◆ **INFORMATION PROVIDED**

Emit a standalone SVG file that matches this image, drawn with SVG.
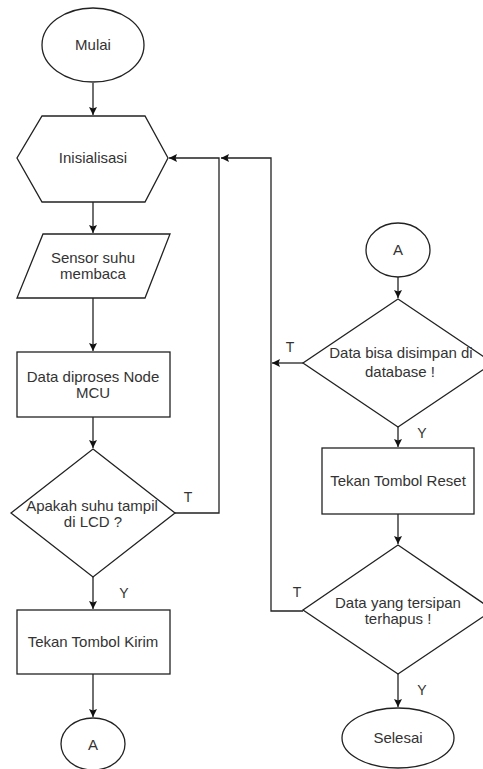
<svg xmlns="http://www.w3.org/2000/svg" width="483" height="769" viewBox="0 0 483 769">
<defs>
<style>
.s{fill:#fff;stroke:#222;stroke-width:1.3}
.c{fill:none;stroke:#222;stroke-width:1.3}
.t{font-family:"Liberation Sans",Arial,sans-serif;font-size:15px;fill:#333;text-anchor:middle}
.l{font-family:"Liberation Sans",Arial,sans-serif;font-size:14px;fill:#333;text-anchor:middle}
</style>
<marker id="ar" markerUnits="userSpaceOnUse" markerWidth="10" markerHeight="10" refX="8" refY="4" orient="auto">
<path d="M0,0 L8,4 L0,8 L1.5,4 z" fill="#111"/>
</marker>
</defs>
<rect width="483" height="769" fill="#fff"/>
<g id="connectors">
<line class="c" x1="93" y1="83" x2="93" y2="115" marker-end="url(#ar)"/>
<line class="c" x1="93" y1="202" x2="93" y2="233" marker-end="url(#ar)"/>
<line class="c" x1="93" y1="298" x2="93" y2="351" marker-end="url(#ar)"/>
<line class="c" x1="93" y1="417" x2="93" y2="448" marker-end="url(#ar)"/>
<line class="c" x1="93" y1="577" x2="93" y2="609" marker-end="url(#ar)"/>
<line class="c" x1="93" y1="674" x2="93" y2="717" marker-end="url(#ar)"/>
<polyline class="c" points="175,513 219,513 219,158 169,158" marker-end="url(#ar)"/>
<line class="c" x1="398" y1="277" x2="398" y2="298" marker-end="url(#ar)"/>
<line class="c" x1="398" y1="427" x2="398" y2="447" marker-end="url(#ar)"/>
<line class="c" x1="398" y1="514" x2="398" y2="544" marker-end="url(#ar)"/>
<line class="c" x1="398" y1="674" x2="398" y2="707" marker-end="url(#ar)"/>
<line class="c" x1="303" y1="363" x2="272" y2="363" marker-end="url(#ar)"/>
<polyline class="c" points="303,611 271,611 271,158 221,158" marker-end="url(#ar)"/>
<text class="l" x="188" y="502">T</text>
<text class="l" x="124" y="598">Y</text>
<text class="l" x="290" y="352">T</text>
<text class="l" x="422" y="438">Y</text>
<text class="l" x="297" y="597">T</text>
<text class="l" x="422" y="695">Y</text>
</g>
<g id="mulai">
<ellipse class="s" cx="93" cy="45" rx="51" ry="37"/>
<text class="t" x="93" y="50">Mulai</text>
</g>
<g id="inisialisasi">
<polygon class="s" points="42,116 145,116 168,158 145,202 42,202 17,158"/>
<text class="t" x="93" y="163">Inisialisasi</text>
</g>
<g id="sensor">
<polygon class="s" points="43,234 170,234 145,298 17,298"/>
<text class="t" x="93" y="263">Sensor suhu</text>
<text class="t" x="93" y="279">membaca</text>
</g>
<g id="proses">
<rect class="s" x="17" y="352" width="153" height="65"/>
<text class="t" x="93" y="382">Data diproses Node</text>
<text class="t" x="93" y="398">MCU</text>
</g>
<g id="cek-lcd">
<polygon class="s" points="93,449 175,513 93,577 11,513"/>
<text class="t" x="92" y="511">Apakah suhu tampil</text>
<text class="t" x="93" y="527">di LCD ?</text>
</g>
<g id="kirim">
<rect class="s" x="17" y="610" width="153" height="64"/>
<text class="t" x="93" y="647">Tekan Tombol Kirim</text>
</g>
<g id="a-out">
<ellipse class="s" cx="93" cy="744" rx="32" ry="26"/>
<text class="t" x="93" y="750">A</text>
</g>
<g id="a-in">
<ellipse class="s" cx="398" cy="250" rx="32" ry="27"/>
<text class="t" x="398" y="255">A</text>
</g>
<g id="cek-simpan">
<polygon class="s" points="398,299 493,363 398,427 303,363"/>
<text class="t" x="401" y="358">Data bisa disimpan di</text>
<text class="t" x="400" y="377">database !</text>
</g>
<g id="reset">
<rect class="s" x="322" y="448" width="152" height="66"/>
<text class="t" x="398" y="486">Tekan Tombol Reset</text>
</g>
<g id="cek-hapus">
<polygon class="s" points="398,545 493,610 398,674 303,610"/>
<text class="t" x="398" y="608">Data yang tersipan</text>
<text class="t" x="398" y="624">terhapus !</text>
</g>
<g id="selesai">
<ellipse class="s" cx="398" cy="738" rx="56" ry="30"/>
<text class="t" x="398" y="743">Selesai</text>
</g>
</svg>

◆ **WRITTEN TASK**
Write the lines above out again exactly, without any of their pictures.

◆ **WORKED SOLUTION**
Emit a standalone SVG file that matches this image, drawn with SVG.
<svg xmlns="http://www.w3.org/2000/svg" width="483" height="769" viewBox="0 0 483 769">
<defs>
<style>
.s{fill:#fff;stroke:#222;stroke-width:1.3}
.c{fill:none;stroke:#222;stroke-width:1.3}
.t{font-family:"Liberation Sans",Arial,sans-serif;font-size:15px;fill:#333;text-anchor:middle}
.l{font-family:"Liberation Sans",Arial,sans-serif;font-size:14px;fill:#333;text-anchor:middle}
</style>
<marker id="ar" markerUnits="userSpaceOnUse" markerWidth="10" markerHeight="10" refX="8" refY="4" orient="auto">
<path d="M0,0 L8,4 L0,8 L1.5,4 z" fill="#111"/>
</marker>
</defs>
<rect width="483" height="769" fill="#fff"/>
<g id="connectors">
<line class="c" x1="93" y1="83" x2="93" y2="115" marker-end="url(#ar)"/>
<line class="c" x1="93" y1="202" x2="93" y2="233" marker-end="url(#ar)"/>
<line class="c" x1="93" y1="298" x2="93" y2="351" marker-end="url(#ar)"/>
<line class="c" x1="93" y1="417" x2="93" y2="448" marker-end="url(#ar)"/>
<line class="c" x1="93" y1="577" x2="93" y2="609" marker-end="url(#ar)"/>
<line class="c" x1="93" y1="674" x2="93" y2="717" marker-end="url(#ar)"/>
<polyline class="c" points="175,513 219,513 219,158 169,158" marker-end="url(#ar)"/>
<line class="c" x1="398" y1="277" x2="398" y2="298" marker-end="url(#ar)"/>
<line class="c" x1="398" y1="427" x2="398" y2="447" marker-end="url(#ar)"/>
<line class="c" x1="398" y1="514" x2="398" y2="544" marker-end="url(#ar)"/>
<line class="c" x1="398" y1="674" x2="398" y2="707" marker-end="url(#ar)"/>
<line class="c" x1="303" y1="363" x2="272" y2="363" marker-end="url(#ar)"/>
<polyline class="c" points="303,611 271,611 271,158 221,158" marker-end="url(#ar)"/>
<text class="l" x="188" y="502">T</text>
<text class="l" x="124" y="598">Y</text>
<text class="l" x="290" y="352">T</text>
<text class="l" x="422" y="438">Y</text>
<text class="l" x="297" y="597">T</text>
<text class="l" x="422" y="695">Y</text>
</g>
<g id="mulai">
<ellipse class="s" cx="93" cy="45" rx="51" ry="37"/>
<text class="t" x="93" y="50">Mulai</text>
</g>
<g id="inisialisasi">
<polygon class="s" points="42,116 145,116 168,158 145,202 42,202 17,158"/>
<text class="t" x="93" y="163">Inisialisasi</text>
</g>
<g id="sensor">
<polygon class="s" points="43,234 170,234 145,298 17,298"/>
<text class="t" x="93" y="263">Sensor suhu</text>
<text class="t" x="93" y="279">membaca</text>
</g>
<g id="proses">
<rect class="s" x="17" y="352" width="153" height="65"/>
<text class="t" x="93" y="382">Data diproses Node</text>
<text class="t" x="93" y="398">MCU</text>
</g>
<g id="cek-lcd">
<polygon class="s" points="93,449 175,513 93,577 11,513"/>
<text class="t" x="92" y="511">Apakah suhu tampil</text>
<text class="t" x="93" y="527">di LCD ?</text>
</g>
<g id="kirim">
<rect class="s" x="17" y="610" width="153" height="64"/>
<text class="t" x="93" y="647">Tekan Tombol Kirim</text>
</g>
<g id="a-out">
<ellipse class="s" cx="93" cy="744" rx="32" ry="26"/>
<text class="t" x="93" y="750">A</text>
</g>
<g id="a-in">
<ellipse class="s" cx="398" cy="250" rx="32" ry="27"/>
<text class="t" x="398" y="255">A</text>
</g>
<g id="cek-simpan">
<polygon class="s" points="398,299 493,363 398,427 303,363"/>
<text class="t" x="401" y="358">Data bisa disimpan di</text>
<text class="t" x="400" y="377">database !</text>
</g>
<g id="reset">
<rect class="s" x="322" y="448" width="152" height="66"/>
<text class="t" x="398" y="486">Tekan Tombol Reset</text>
</g>
<g id="cek-hapus">
<polygon class="s" points="398,545 493,610 398,674 303,610"/>
<text class="t" x="398" y="608">Data yang tersipan</text>
<text class="t" x="398" y="624">terhapus !</text>
</g>
<g id="selesai">
<ellipse class="s" cx="398" cy="738" rx="56" ry="30"/>
<text class="t" x="398" y="743">Selesai</text>
</g>
</svg>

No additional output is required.